**What is needed**
Pick out the lines containing "matplotlib".

**Collected data**
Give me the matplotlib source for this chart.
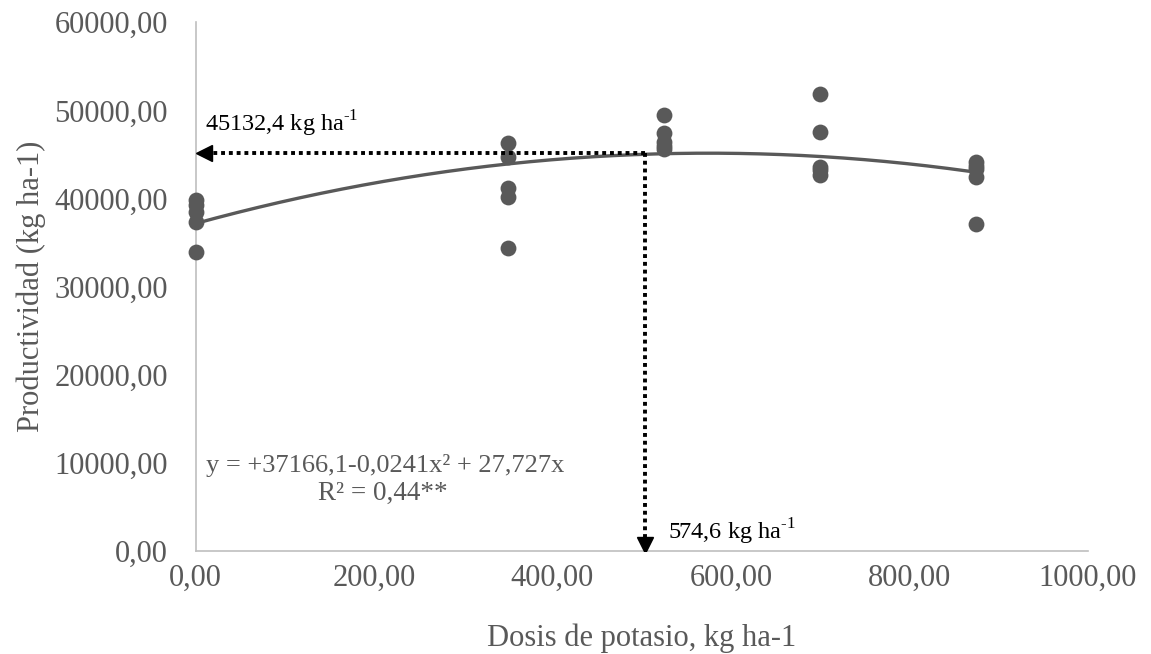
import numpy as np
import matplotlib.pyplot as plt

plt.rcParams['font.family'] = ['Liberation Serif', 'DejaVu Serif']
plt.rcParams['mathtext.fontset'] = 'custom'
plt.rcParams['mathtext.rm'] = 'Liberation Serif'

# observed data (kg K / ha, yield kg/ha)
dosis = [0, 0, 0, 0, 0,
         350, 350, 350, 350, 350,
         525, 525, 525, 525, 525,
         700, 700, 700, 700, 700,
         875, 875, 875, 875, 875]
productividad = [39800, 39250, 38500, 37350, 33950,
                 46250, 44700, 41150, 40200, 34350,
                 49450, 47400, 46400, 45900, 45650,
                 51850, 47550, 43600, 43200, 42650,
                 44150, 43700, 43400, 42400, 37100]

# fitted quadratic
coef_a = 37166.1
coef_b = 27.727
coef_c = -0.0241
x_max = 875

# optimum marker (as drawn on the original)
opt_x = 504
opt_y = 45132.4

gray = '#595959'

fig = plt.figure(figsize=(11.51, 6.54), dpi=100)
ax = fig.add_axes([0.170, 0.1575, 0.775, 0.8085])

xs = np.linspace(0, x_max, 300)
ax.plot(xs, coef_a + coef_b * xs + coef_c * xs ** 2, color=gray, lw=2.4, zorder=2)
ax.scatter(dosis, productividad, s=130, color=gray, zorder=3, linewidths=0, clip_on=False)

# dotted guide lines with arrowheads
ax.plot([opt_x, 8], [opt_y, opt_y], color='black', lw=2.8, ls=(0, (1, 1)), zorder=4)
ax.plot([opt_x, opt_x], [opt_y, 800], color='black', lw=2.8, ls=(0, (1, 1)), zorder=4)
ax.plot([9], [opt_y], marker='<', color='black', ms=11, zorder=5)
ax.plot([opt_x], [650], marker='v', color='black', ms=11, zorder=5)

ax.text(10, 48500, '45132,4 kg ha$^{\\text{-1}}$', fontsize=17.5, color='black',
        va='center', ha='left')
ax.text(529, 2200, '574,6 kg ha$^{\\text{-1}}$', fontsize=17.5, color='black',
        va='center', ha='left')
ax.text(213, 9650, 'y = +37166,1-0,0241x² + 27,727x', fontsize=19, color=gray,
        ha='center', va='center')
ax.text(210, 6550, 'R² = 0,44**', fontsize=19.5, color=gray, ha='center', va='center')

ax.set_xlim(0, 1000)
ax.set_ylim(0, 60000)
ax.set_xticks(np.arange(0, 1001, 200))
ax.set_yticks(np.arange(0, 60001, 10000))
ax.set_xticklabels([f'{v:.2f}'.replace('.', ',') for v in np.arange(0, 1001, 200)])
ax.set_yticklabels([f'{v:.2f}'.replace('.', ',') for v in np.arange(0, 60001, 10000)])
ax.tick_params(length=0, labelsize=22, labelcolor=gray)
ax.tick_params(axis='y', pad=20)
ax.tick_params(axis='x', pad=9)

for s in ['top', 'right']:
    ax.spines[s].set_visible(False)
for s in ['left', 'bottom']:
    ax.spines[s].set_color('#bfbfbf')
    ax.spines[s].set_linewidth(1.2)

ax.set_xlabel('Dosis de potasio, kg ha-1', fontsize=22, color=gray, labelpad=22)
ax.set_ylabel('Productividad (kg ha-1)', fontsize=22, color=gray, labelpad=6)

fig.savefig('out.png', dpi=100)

**Full answer**
Give me the matplotlib source for this chart.
import matplotlib.pyplot as plt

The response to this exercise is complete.